• Exercise: Quote every line as written. Omit pictures.

• Source data:
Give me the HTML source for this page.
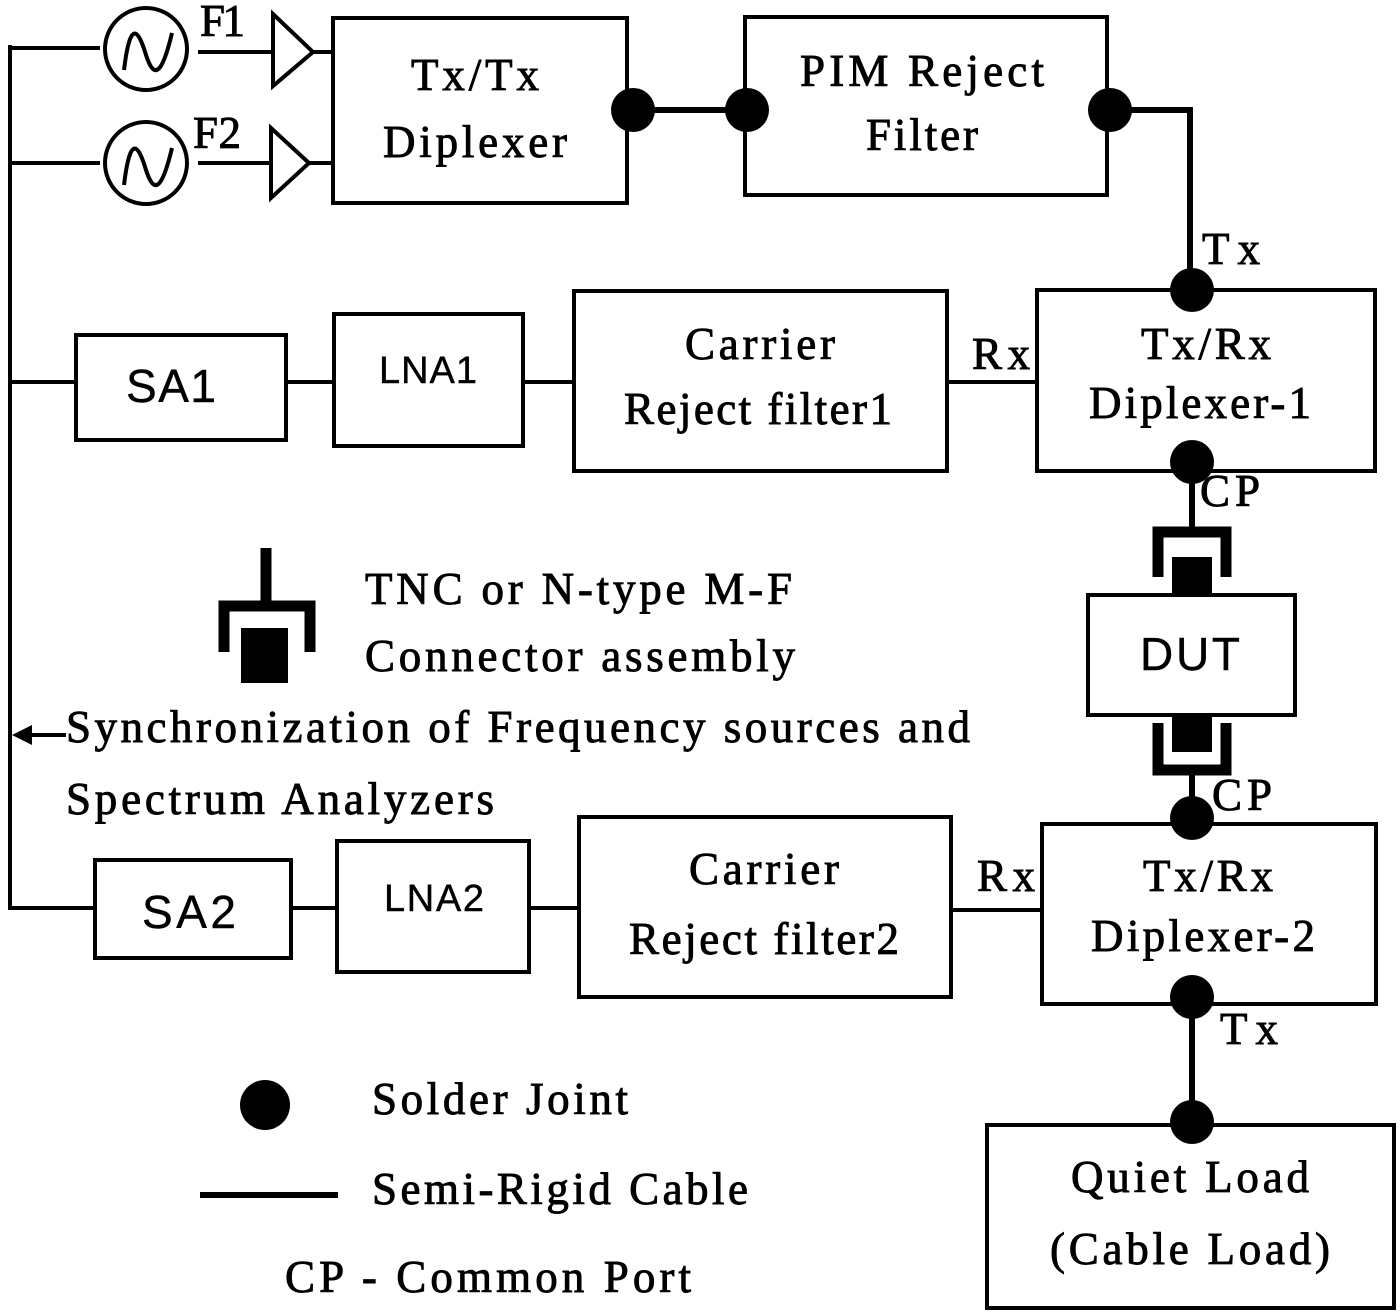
<!DOCTYPE html>
<html><head><meta charset="utf-8"><style>
html,body{margin:0;padding:0;background:#fff;}
svg{display:block;}
text{font-family:"Liberation Sans",serif;font-size:45px;fill:#000;stroke:#000;stroke-width:0.9;}
text{font-family:"Liberation Serif",serif;}
.s{font-family:"Liberation Sans",sans-serif;font-size:46px;stroke-width:0.4;}
.l{font-family:"Liberation Sans",sans-serif;font-size:38px;stroke-width:0.4;}
</style></head><body>
<svg width="1400" height="1313" viewBox="0 0 1400 1313" xmlns="http://www.w3.org/2000/svg">
<g fill="none" stroke="#000" stroke-width="4">
<line x1="10" y1="45" x2="10" y2="910"/>
<line x1="10" y1="48" x2="100" y2="48"/>
<line x1="10" y1="163" x2="100" y2="163"/>
<line x1="10" y1="382" x2="76" y2="382"/>
<line x1="10" y1="908" x2="95" y2="908"/>
<circle cx="146" cy="49" r="41"/>
<circle cx="146" cy="163" r="41"/>
<path d="M124 70 C130 20,138 28,146 55 C154 80,162 75,172 33"/>
<path d="M124 185 C130 135,138 143,146 170 C154 195,162 190,172 148"/>
<line x1="198" y1="52" x2="272" y2="52"/>
<line x1="198" y1="163" x2="270" y2="163"/>
<path d="M273 14 L313 52 L273 86 Z"/>
<path d="M271 128 L309 163 L271 198 Z"/>
<line x1="313" y1="52" x2="333" y2="52"/>
<line x1="309" y1="163" x2="333" y2="163"/>
<rect x="333" y="18" width="294" height="185"/>
<rect x="745" y="17" width="362" height="178"/>
<rect x="1037" y="290" width="338" height="181"/>
<rect x="574" y="291" width="373" height="180"/>
<rect x="334" y="314" width="189" height="132"/>
<rect x="76" y="335" width="210" height="105"/>
<rect x="1088" y="595" width="207" height="120"/>
<rect x="1042" y="824" width="334" height="180"/>
<rect x="579" y="817" width="372" height="180"/>
<rect x="337" y="841" width="192" height="131"/>
<rect x="95" y="860" width="196" height="98"/>
<rect x="987" y="1125" width="407" height="183"/>
<line x1="286" y1="382" x2="334" y2="382"/>
<line x1="523" y1="382" x2="574" y2="382"/>
<line x1="947" y1="382" x2="1037" y2="382"/>
<line x1="291" y1="908" x2="337" y2="908"/>
<line x1="529" y1="908" x2="579" y2="908"/>
<line x1="951" y1="910" x2="1042" y2="910"/>
</g>
<g fill="none" stroke="#000" stroke-width="6">
<line x1="633" y1="110" x2="747" y2="110"/>
<polyline points="1110,110 1190,110 1190,290"/>
<line x1="1192" y1="462" x2="1192" y2="532"/>
<line x1="1192" y1="770" x2="1192" y2="818"/>
<line x1="1192" y1="997" x2="1192" y2="1122"/>
<line x1="200" y1="1195" x2="338" y2="1195"/>
</g>
<g fill="none" stroke="#000" stroke-width="11">
<polyline points="1158,577 1158,532 1226,532 1226,577"/>
<polyline points="1158,723 1158,770 1226,770 1226,723"/>
<line x1="266" y1="548" x2="266" y2="605"/>
<polyline points="224,652 224,606 310,606 310,652"/>
</g>
<g fill="#000">
<circle cx="633" cy="110" r="22"/>
<circle cx="747" cy="110" r="22"/>
<circle cx="1110" cy="110" r="22"/>
<circle cx="1192" cy="290" r="22"/>
<circle cx="1192" cy="462" r="22"/>
<circle cx="1192" cy="818" r="22"/>
<circle cx="1192" cy="997" r="22"/>
<circle cx="1192" cy="1122" r="22"/>
<circle cx="265" cy="1105" r="25"/>
<rect x="1172" y="557" width="40" height="38"/>
<rect x="1172" y="715" width="40" height="37"/>
<rect x="241" y="628" width="47" height="55"/>
<path d="M12 735 L32 725 L32 745 Z"/>
</g>
<line x1="20" y1="735" x2="66" y2="735" stroke="#000" stroke-width="4"/>
<text x="200" y="36" textLength="45">F1</text>
<text x="193" y="148" textLength="48">F2</text>
<text x="475" y="90" text-anchor="middle" textLength="128">Tx/Tx</text>
<text x="475" y="157" text-anchor="middle" textLength="184">Diplexer</text>
<text x="922" y="86" text-anchor="middle" textLength="244">PIM Reject</text>
<text x="922" y="150" text-anchor="middle" textLength="112">Filter</text>
<text x="1202" y="264" textLength="58">Tx</text>
<text x="1206" y="359" text-anchor="middle" textLength="130">Tx/Rx</text>
<text x="1200" y="418" text-anchor="middle" textLength="222">Diplexer-1</text>
<text x="760" y="359" text-anchor="middle" textLength="150">Carrier</text>
<text x="758" y="424" text-anchor="middle" textLength="268">Reject filter1</text>
<text x="972" y="369" textLength="58">Rx</text>
<text class="l" x="428" y="383" text-anchor="middle" textLength="98">LNA1</text>
<text class="s" x="171" y="402" text-anchor="middle" textLength="90">SA1</text>
<text x="1200" y="506" textLength="60">CP</text>
<text class="s" x="1190" y="670" text-anchor="middle" textLength="100">DUT</text>
<text x="1212" y="810" textLength="60">CP</text>
<text x="1208" y="891" text-anchor="middle" textLength="130">Tx/Rx</text>
<text x="1203" y="951" text-anchor="middle" textLength="224">Diplexer-2</text>
<text x="764" y="884" text-anchor="middle" textLength="150">Carrier</text>
<text x="764" y="954" text-anchor="middle" textLength="270">Reject filter2</text>
<text x="977" y="891" textLength="58">Rx</text>
<text class="l" x="434" y="911" text-anchor="middle" textLength="100">LNA2</text>
<text class="s" x="189" y="928" text-anchor="middle" textLength="94">SA2</text>
<text x="1220" y="1044" textLength="58">Tx</text>
<text x="1190" y="1192" text-anchor="middle" textLength="238">Quiet Load</text>
<text x="1190" y="1264" text-anchor="middle" textLength="280">(Cable Load)</text>
<text x="365" y="604" textLength="427">TNC or N-type M-F</text>
<text x="365" y="671" textLength="430">Connector assembly</text>
<text x="66" y="742" textLength="904">Synchronization of Frequency sources and</text>
<text x="66" y="814" textLength="428">Spectrum Analyzers</text>
<text x="372" y="1114" textLength="256">Solder Joint</text>
<text x="372" y="1204" textLength="376">Semi-Rigid Cable</text>
<text x="285" y="1292" textLength="406">CP - Common Port</text>
</svg>
</body></html>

• Output of the task:
Give me the HTML source for this page.
<!DOCTYPE html>
<html><head><meta charset="utf-8"><style>
html,body{margin:0;padding:0;background:#fff;}
svg{display:block;}
text{font-family:"Liberation Sans",serif;font-size:45px;fill:#000;stroke:#000;stroke-width:0.9;}
text{font-family:"Liberation Serif",serif;}
.s{font-family:"Liberation Sans",sans-serif;font-size:46px;stroke-width:0.4;}
.l{font-family:"Liberation Sans",sans-serif;font-size:38px;stroke-width:0.4;}
</style></head><body>
<svg width="1400" height="1313" viewBox="0 0 1400 1313" xmlns="http://www.w3.org/2000/svg">
<g fill="none" stroke="#000" stroke-width="4">
<line x1="10" y1="45" x2="10" y2="910"/>
<line x1="10" y1="48" x2="100" y2="48"/>
<line x1="10" y1="163" x2="100" y2="163"/>
<line x1="10" y1="382" x2="76" y2="382"/>
<line x1="10" y1="908" x2="95" y2="908"/>
<circle cx="146" cy="49" r="41"/>
<circle cx="146" cy="163" r="41"/>
<path d="M124 70 C130 20,138 28,146 55 C154 80,162 75,172 33"/>
<path d="M124 185 C130 135,138 143,146 170 C154 195,162 190,172 148"/>
<line x1="198" y1="52" x2="272" y2="52"/>
<line x1="198" y1="163" x2="270" y2="163"/>
<path d="M273 14 L313 52 L273 86 Z"/>
<path d="M271 128 L309 163 L271 198 Z"/>
<line x1="313" y1="52" x2="333" y2="52"/>
<line x1="309" y1="163" x2="333" y2="163"/>
<rect x="333" y="18" width="294" height="185"/>
<rect x="745" y="17" width="362" height="178"/>
<rect x="1037" y="290" width="338" height="181"/>
<rect x="574" y="291" width="373" height="180"/>
<rect x="334" y="314" width="189" height="132"/>
<rect x="76" y="335" width="210" height="105"/>
<rect x="1088" y="595" width="207" height="120"/>
<rect x="1042" y="824" width="334" height="180"/>
<rect x="579" y="817" width="372" height="180"/>
<rect x="337" y="841" width="192" height="131"/>
<rect x="95" y="860" width="196" height="98"/>
<rect x="987" y="1125" width="407" height="183"/>
<line x1="286" y1="382" x2="334" y2="382"/>
<line x1="523" y1="382" x2="574" y2="382"/>
<line x1="947" y1="382" x2="1037" y2="382"/>
<line x1="291" y1="908" x2="337" y2="908"/>
<line x1="529" y1="908" x2="579" y2="908"/>
<line x1="951" y1="910" x2="1042" y2="910"/>
</g>
<g fill="none" stroke="#000" stroke-width="6">
<line x1="633" y1="110" x2="747" y2="110"/>
<polyline points="1110,110 1190,110 1190,290"/>
<line x1="1192" y1="462" x2="1192" y2="532"/>
<line x1="1192" y1="770" x2="1192" y2="818"/>
<line x1="1192" y1="997" x2="1192" y2="1122"/>
<line x1="200" y1="1195" x2="338" y2="1195"/>
</g>
<g fill="none" stroke="#000" stroke-width="11">
<polyline points="1158,577 1158,532 1226,532 1226,577"/>
<polyline points="1158,723 1158,770 1226,770 1226,723"/>
<line x1="266" y1="548" x2="266" y2="605"/>
<polyline points="224,652 224,606 310,606 310,652"/>
</g>
<g fill="#000">
<circle cx="633" cy="110" r="22"/>
<circle cx="747" cy="110" r="22"/>
<circle cx="1110" cy="110" r="22"/>
<circle cx="1192" cy="290" r="22"/>
<circle cx="1192" cy="462" r="22"/>
<circle cx="1192" cy="818" r="22"/>
<circle cx="1192" cy="997" r="22"/>
<circle cx="1192" cy="1122" r="22"/>
<circle cx="265" cy="1105" r="25"/>
<rect x="1172" y="557" width="40" height="38"/>
<rect x="1172" y="715" width="40" height="37"/>
<rect x="241" y="628" width="47" height="55"/>
<path d="M12 735 L32 725 L32 745 Z"/>
</g>
<line x1="20" y1="735" x2="66" y2="735" stroke="#000" stroke-width="4"/>
<text x="200" y="36" textLength="45">F1</text>
<text x="193" y="148" textLength="48">F2</text>
<text x="475" y="90" text-anchor="middle" textLength="128">Tx/Tx</text>
<text x="475" y="157" text-anchor="middle" textLength="184">Diplexer</text>
<text x="922" y="86" text-anchor="middle" textLength="244">PIM Reject</text>
<text x="922" y="150" text-anchor="middle" textLength="112">Filter</text>
<text x="1202" y="264" textLength="58">Tx</text>
<text x="1206" y="359" text-anchor="middle" textLength="130">Tx/Rx</text>
<text x="1200" y="418" text-anchor="middle" textLength="222">Diplexer-1</text>
<text x="760" y="359" text-anchor="middle" textLength="150">Carrier</text>
<text x="758" y="424" text-anchor="middle" textLength="268">Reject filter1</text>
<text x="972" y="369" textLength="58">Rx</text>
<text class="l" x="428" y="383" text-anchor="middle" textLength="98">LNA1</text>
<text class="s" x="171" y="402" text-anchor="middle" textLength="90">SA1</text>
<text x="1200" y="506" textLength="60">CP</text>
<text class="s" x="1190" y="670" text-anchor="middle" textLength="100">DUT</text>
<text x="1212" y="810" textLength="60">CP</text>
<text x="1208" y="891" text-anchor="middle" textLength="130">Tx/Rx</text>
<text x="1203" y="951" text-anchor="middle" textLength="224">Diplexer-2</text>
<text x="764" y="884" text-anchor="middle" textLength="150">Carrier</text>
<text x="764" y="954" text-anchor="middle" textLength="270">Reject filter2</text>
<text x="977" y="891" textLength="58">Rx</text>
<text class="l" x="434" y="911" text-anchor="middle" textLength="100">LNA2</text>
<text class="s" x="189" y="928" text-anchor="middle" textLength="94">SA2</text>
<text x="1220" y="1044" textLength="58">Tx</text>
<text x="1190" y="1192" text-anchor="middle" textLength="238">Quiet Load</text>
<text x="1190" y="1264" text-anchor="middle" textLength="280">(Cable Load)</text>
<text x="365" y="604" textLength="427">TNC or N-type M-F</text>
<text x="365" y="671" textLength="430">Connector assembly</text>
<text x="66" y="742" textLength="904">Synchronization of Frequency sources and</text>
<text x="66" y="814" textLength="428">Spectrum Analyzers</text>
<text x="372" y="1114" textLength="256">Solder Joint</text>
<text x="372" y="1204" textLength="376">Semi-Rigid Cable</text>
<text x="285" y="1292" textLength="406">CP - Common Port</text>
</svg>
</body></html>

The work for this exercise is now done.